O Galinho nem jogou a partida inteira. Saiu antes do jogo e do placar estar próximo de ser concluído.
“Quando eu sai ainda estava 3 a 0. Estava chovendo muito e eu senti uma contratura. Resolvi sair para evitar estourar a lesão. A meta nossa era conquista do Brasileiro. Não a vingança com o Palmeiras. Fizemos de cada jogo uma final. Ao sair de campo eu fui direto para o vestiário e já comecei a me tratar. Tinha essa consciência”, relembrou.
“Lembro que fiz um golaço de falta. Gilmar montou a barreira ao contrário. Eu bati a bola por fora da barreira. O outro foi de pênalti, que eu mesmo sofri, numa tabela com o Tita. Até o momento que eu estava em campo foi uma das maiores partidas do Flamengo. Para ajudar, na hora de sortear o lado de cada clube, o Palmeiras optou por defender do lado da torcida do Flamengo, onde a gente acostumava atacar no segundo tempo. Isso só aumentou a nossa força naquele início de jogo”, completou Zico.

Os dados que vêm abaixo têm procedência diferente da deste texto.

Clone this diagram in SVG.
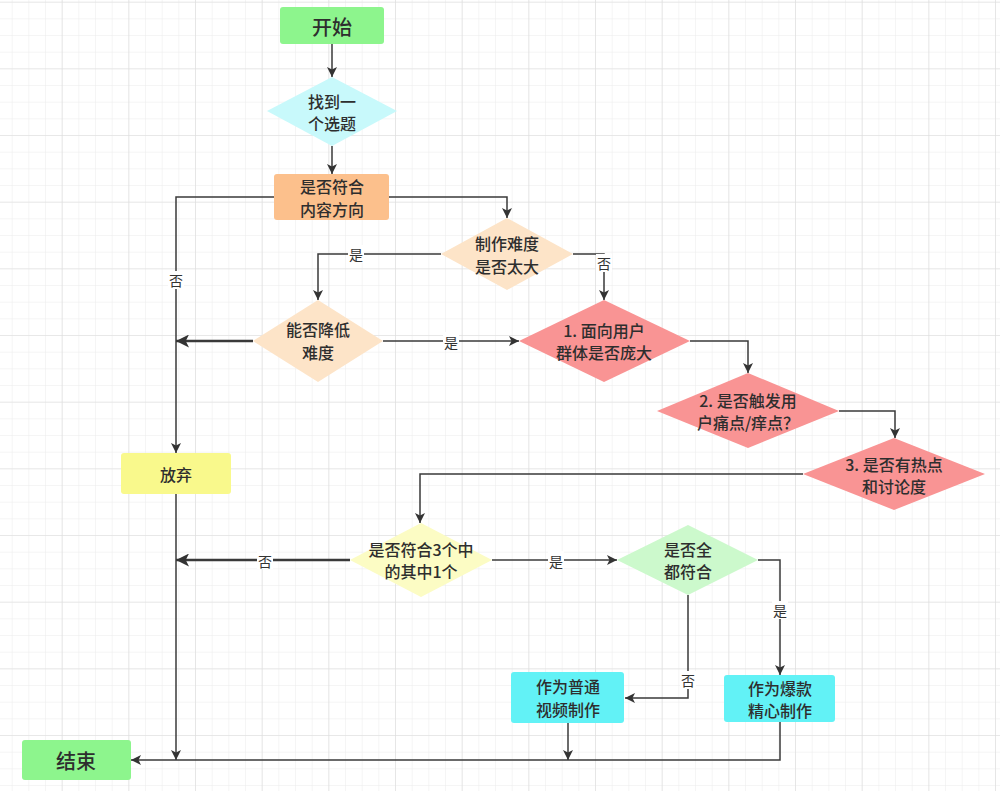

Antes da partida, o clima não repetiu 1979. Do lado flamenguista foram dadas entrevistas elogiando o Palmeiras e pregando humildade. Já os palmeirenses, com um time considerado até mais fraco do que o ano anterior, viam no técnico Oswaldo Brandão o homem capaz de segurar a ‘máquina rubro-negra’. E estavam mais ‘soltos’.
“Se o Coutinho [técnico do Flamengo] bobear, eu arrebento com ele lá no Maracanã”, disse Brandão à ‘Folha de S.Paulo’ naquela época.
“O Brandão era diferente do Telê. Ele até passou as imagens do 4 a 1 e disse que tínhamos condições de repetir. Só que nosso time era mais fraco do que o ano anterior e o primeiro gol, se não me engano, saiu aos 10 minutos. Eu pensei comigo mesmo: ‘Vamos tomar um saco’. E tomamos mesmo”, disse Jorginho.
Mesmo derrotado, o Palmeiras acabou classificado para a terceira fase, atrás do Flamengo. A aventura alviverde terminaria antes da semifinal, enquanto o time rubro-negro manteve o embalo e chegou até a final, ganhando do Atlético-MG o primeiro título brasileiro de sua história.
“Só perdi um jogo naquela campanha. Perdi para o Botafogo-PB. O duelo contra o Atlético-MG, o primeiro da final, em que perdemos, eu não joguei. Foram as únicas derrotas do Flamengo naquele ano do título de 1980”, relembrou Zico.